Discovery of the Belarusian literary language came in 1904, and a little later, Nasha Niva provided an immense stimulus, although Harun did not turn to serious writing until after his arrest for left-wing agitation in 1907.
Also in 1904, Harun joined the radical wing of the Belarusan Party of Socialist Revolutionaries, actively spreading propaganda among workers and students, but in 1907, he was apprehended by the police at an illegal printing press, arrested and placed in solitary confinement.
The years of imprisonment were a turning point in Harun's life, and did have one positive effect in that by cutting him off from all other activity, it gave him time to devote to his creative work. He had, in fact, shown literary talent from an early age, his first works being comic verses in Russian, followed by poems of a more serious, political nature--none of which, however, has survived.
In 1914, he was able to send to Vilnius the collection of his poems, Matshyn Dar (A Mother's Gift), and since he was able to write little during the years of war and revolution, it is on this collection, published in 1918 during the period of the short-lived Belarusian National Republic, that his reputation rests.
Once back in Mensk, he engaged in political work and journalism, participated in the first All-Belarusan Congress of 1917, and headed the Belarusan National Committee. Arnold McMillin writes that, Harun, returning to Mensk with broken health, "this victim of tsarist repression quickly became disillusioned with the Tsar's Bolshevik successors." As a member of the Belarusan Military Commission, Harun collaborated with the Polish army of Jozef Pilsudski, in the belief that with Pilsudski lay the best prospects for Belarusian independence.
Harun left Mensk in 1920 with Pilsudski's retreating army, and died of typhus on 22 [ 28 ? ] July in Cracow, having lived only slightly longer than Maksim Bahdanovich.

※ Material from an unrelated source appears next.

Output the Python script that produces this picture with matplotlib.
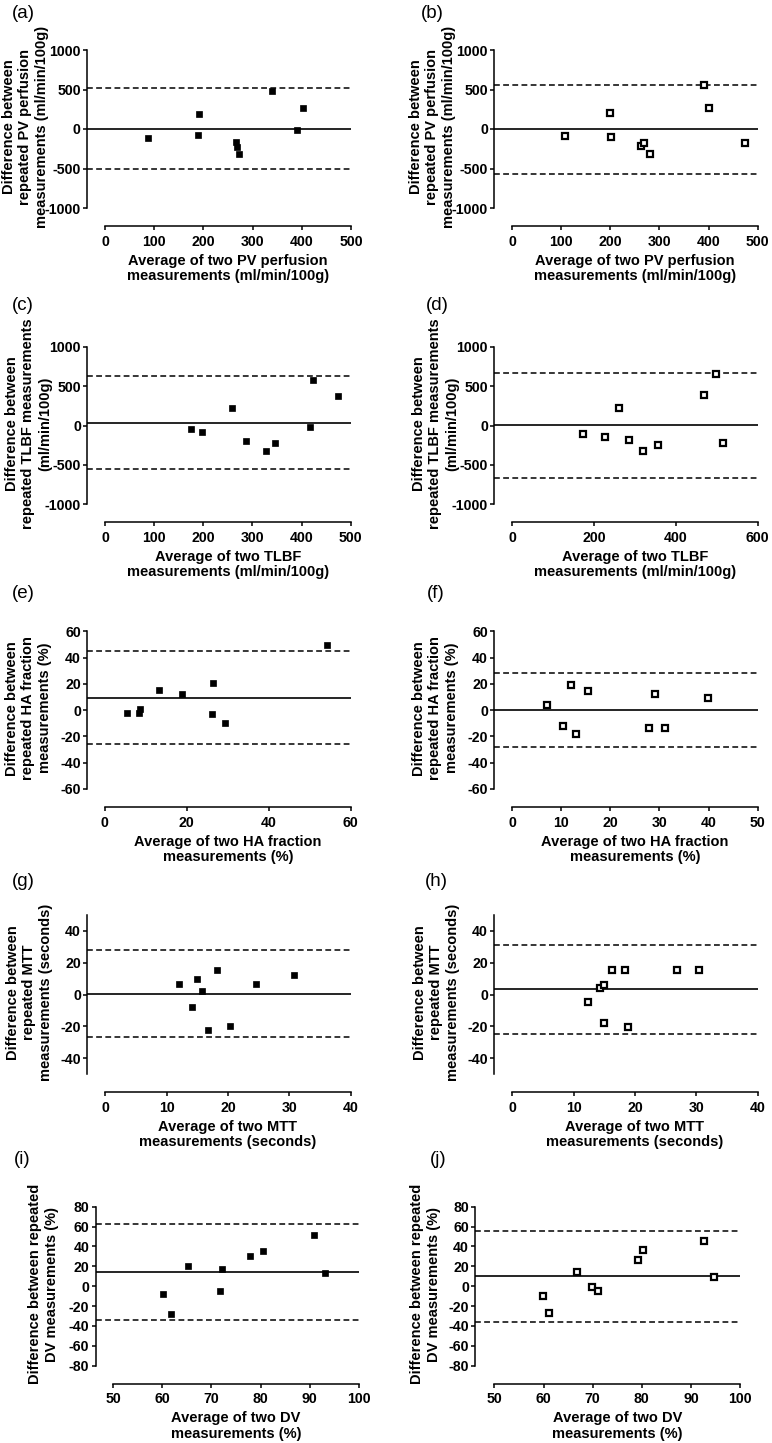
import matplotlib
matplotlib.use("Agg")
import matplotlib.pyplot as plt

plt.rcParams['font.family'] = ['Liberation Sans', 'DejaVu Sans']
plt.rcParams['axes.unicode_minus'] = False

# ---------------- data ----------------
a_x = [87, 188, 192, 266, 269, 273, 339, 390, 403]
a_y = [-115, -77, 187, -170, -234, -311, 481, -13, 264]
a_lines = [1, 513, -511]          # mean, upper LoA, lower LoA

b_x = [108, 199, 202, 263, 269, 281, 391, 400, 474]
b_y = [-88, 202, -101, -215, -173, -316, 560, 265, -177]
b_lines = [-5, 557, -567]

c_x = [176, 197, 258, 287, 327, 346, 417, 424, 475]
c_y = [-42, -80, 224, -195, -321, -220, -17, 583, 372]
c_lines = [36, 622, -554]

d_x = [174, 228, 261, 286, 320, 357, 470, 497, 515]
d_y = [-114, -148, 228, -186, -321, -245, 389, 655, -220]
d_lines = [4, 668, -660]

e_x = [5.3, 8.4, 8.6, 13.2, 18.8, 26.2, 26.5, 29.3, 54.3]
e_y = [-1.8, -1.8, 0.8, 15.2, 12.2, -2.8, 20.8, -9.9, 49.5]
e_lines = [9.3, 44.7, -26.1]

f_x = [7.2, 10.3, 12.1, 13.0, 15.4, 27.9, 29.1, 31.1, 39.9]
f_y = [3.8, -11.7, 18.8, -17.8, 14.7, -13.5, 12.2, -13.5, 9.4]
f_lines = [0.2, 28.2, -27.9]

g_x = [12.0, 14.1, 15.0, 15.7, 16.8, 18.3, 20.3, 24.6, 30.7]
g_y = [6.8, -7.6, 9.6, 2.3, -22.5, 15.3, -19.7, 6.4, 12.3]
g_lines = [0.4, 27.8, -27.0]

h_x = [12.4, 14.3, 14.9, 14.9, 16.3, 18.4, 18.9, 26.8, 30.5]
h_y = [-4.7, 3.8, 6.2, -17.8, 15.3, 15.3, -20.5, 15.1, 15.3]
h_lines = [3.2, 31.0, -24.8]

i_x = [60.1, 61.7, 65.2, 71.7, 72.1, 77.9, 80.4, 90.8, 93.1]
i_y = [-8.1, -27.9, 20.1, -5.0, 17.1, 30.5, 35.2, 51.7, 12.8]
i_lines = [14.2, 62.1, -34.2]

j_x = [59.8, 61.2, 66.9, 69.8, 71.1, 79.2, 80.3, 92.6, 94.8]
j_y = [-9.4, -26.5, 14.4, -1.0, -4.7, 26.8, 36.9, 45.9, 9.7]
j_lines = [10.1, 56.0, -35.9]

ylab_pv = ["Difference between", "repeated PV perfusion", "measurements (ml/min/100g)"]
xlab_pv = "Average of two PV perfusion\nmeasurements (ml/min/100g)"
ylab_tl = ["Difference between", "repeated TLBF measurements", "(ml/min/100g)"]
xlab_tl = "Average of two TLBF\nmeasurements (ml/min/100g)"
ylab_ha = ["Difference between", "repeated HA fraction", "measurements (%)"]
xlab_ha = "Average of two HA fraction\nmeasurements (%)"
ylab_mt = ["Difference between", "repeated MTT", "measurements (seconds)"]
xlab_mt = "Average of two MTT\nmeasurements (seconds)"
ylab_dv = ["Difference between repeated", "DV measurements (%)"]
xlab_dv = "Average of two DV\nmeasurements (%)"

W, H = 772, 1443
fig = plt.figure(figsize=(W / 100, H / 100), dpi=100)

panels = [
    # label, x, y, lines, filled, box(px: left,right,top,bottom), xlim, xticks, ylim, yticks,
    # xlabel, ylabel lines, panel-label pos, ylabel centre x offset from y-axis (px)
    ("(a)", a_x, a_y, a_lines, True, (87, 351, 50, 208), (-36.6, 500), range(0, 501, 100),
     (-1000, 1000), range(-1000, 1001, 500), xlab_pv, ylab_pv, (12, 14), 61.5),
    ("(b)", b_x, b_y, b_lines, False, (494.3, 757.7, 50, 208), (-36, 500), range(0, 501, 100),
     (-1000, 1000), range(-1000, 1001, 500), xlab_pv, ylab_pv, (421, 14), 62),
    ("(c)", c_x, c_y, c_lines, True, (87.3, 350.7, 346.7, 504.3), (-36, 500), range(0, 501, 100),
     (-1000, 1000), range(-1000, 1001, 500), xlab_tl, ylab_tl, (12, 305), 59),
    ("(d)", d_x, d_y, d_lines, False, (494.3, 757.7, 346.7, 504.3), (-43.2, 600), range(0, 601, 200),
     (-1000, 1000), range(-1000, 1001, 500), xlab_tl, ylab_tl, (426, 305), 59),
    ("(e)", e_x, e_y, e_lines, True, (87.3, 350.7, 631.3, 789), (-4.3, 60), range(0, 61, 20),
     (-60, 60), range(-60, 61, 20), xlab_ha, ylab_ha, (12, 594), 59),
    ("(f)", f_x, f_y, f_lines, False, (494.3, 757.7, 631.3, 789), (-3.6, 50), range(0, 51, 10),
     (-60, 60), range(-60, 61, 20), xlab_ha, ylab_ha, (427, 594), 59),
    ("(g)", g_x, g_y, g_lines, True, (87.3, 350.7, 915, 1074), (-2.9, 40), range(0, 41, 10),
     (-50, 50), range(-40, 41, 20), xlab_mt, ylab_mt, (12, 882), 58),
    ("(h)", h_x, h_y, h_lines, False, (494.3, 757.7, 915, 1074), (-2.9, 40), range(0, 41, 10),
     (-50, 50), range(-40, 41, 20), xlab_mt, ylab_mt, (425, 882), 58),
    ("(i)", i_x, i_y, i_lines, True, (95.7, 358.7, 1206.7, 1365.7), (46.4, 100), range(50, 101, 10),
     (-80, 80), range(-80, 81, 20), xlab_dv, ylab_dv, (14, 1159), 52),
    ("(j)", j_x, j_y, j_lines, False, (475.3, 740, 1206.7, 1365.7), (46.1, 100), range(50, 101, 10),
     (-80, 80), range(-80, 81, 20), xlab_dv, ylab_dv, (430, 1159), 50),
]

LW = 1.1
LABEL_FS = 10.5
LINE_STEP = 16.5   # px between label lines
for (lab, xs, ys, lines, filled, box, xlim, xticks, ylim, yticks, xlabel, ylabel, lpos, yoff) in panels:
    l, r, t, b = box
    ax = fig.add_axes([l / W, 1 - b / H, (r - l) / W, (b - t) / H])
    ax.set_xlim(*xlim)
    ax.set_ylim(*ylim)
    mean, up, lo = lines
    ax.axhline(mean, color='black', lw=1.2, zorder=2)
    ax.axhline(up, color='black', lw=1.1, linestyle=(0, (3.8, 2.2)), zorder=2)
    ax.axhline(lo, color='black', lw=1.1, linestyle=(0, (3.8, 2.2)), zorder=2)
    if filled:
        ax.plot(xs, ys, linestyle='none', marker='s', ms=4.9, mfc='black', mec='black',
                mew=0.5, zorder=3, clip_on=False)
    else:
        ax.plot(xs, ys, linestyle='none', marker='s', ms=4.9, mfc='white', mec='black',
                mew=1.6, zorder=3, clip_on=False)
    ax.set_xticks(list(xticks))
    ax.set_yticks(list(yticks))
    for sp in ('top', 'right'):
        ax.spines[sp].set_visible(False)
    ax.spines['left'].set_linewidth(LW)
    ax.spines['bottom'].set_linewidth(LW)
    ax.spines['bottom'].set_position(('outward', 13))
    ax.spines['bottom'].set_bounds(xticks[0], xticks[-1])
    ax.tick_params(axis='both', direction='out', length=3, width=LW, labelsize=10.2)
    ax.tick_params(axis='y', pad=1.5)
    ax.tick_params(axis='x', pad=3.2)
    for tl in ax.get_xticklabels() + ax.get_yticklabels():
        tl.set_fontweight('bold')
    ax.set_xlabel(xlabel, fontsize=LABEL_FS, fontweight='bold', labelpad=3.5, linespacing=1.12)
    # centre the x label on the drawn x-axis line
    x0, x1 = xlim
    ax.xaxis.label.set_x(((xticks[0] + xticks[-1]) / 2 - x0) / (x1 - x0))
    # y label: one text per line so it can sit next to the tick labels like the original
    n = len(ylabel)
    cx = l - yoff
    cy = (t + b) / 2 - 2
    for k, line in enumerate(ylabel):
        px = cx + (k - (n - 1) / 2) * LINE_STEP
        fig.text(px / W, 1 - cy / H, line, rotation=90, ha='center', va='center',
                 fontsize=LABEL_FS, fontweight='bold')
    fig.text(lpos[0] / W, 1 - lpos[1] / H, lab, fontsize=13.5, ha='left', va='center')

fig.savefig("out.png", dpi=100)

Matshyn Dar is divided into three sections: "To my Native Land," "In an Alien Land," and "Native Images," the whole introduced by Ludziam (To People). In this poetic credo Harun offers his art and poetry to the Belarusian people, showing an unassuming and deep love for the nation which is itself a bard. Always lyrical, Harun is rarely individualistic, and even at moments of deep depression he is able to call on reserves of patriotic optimism and a conviction that the purpose of life is to serve his distant fellow countrymen. The literary voice of Alies' Harun is a distinctive and powerful one.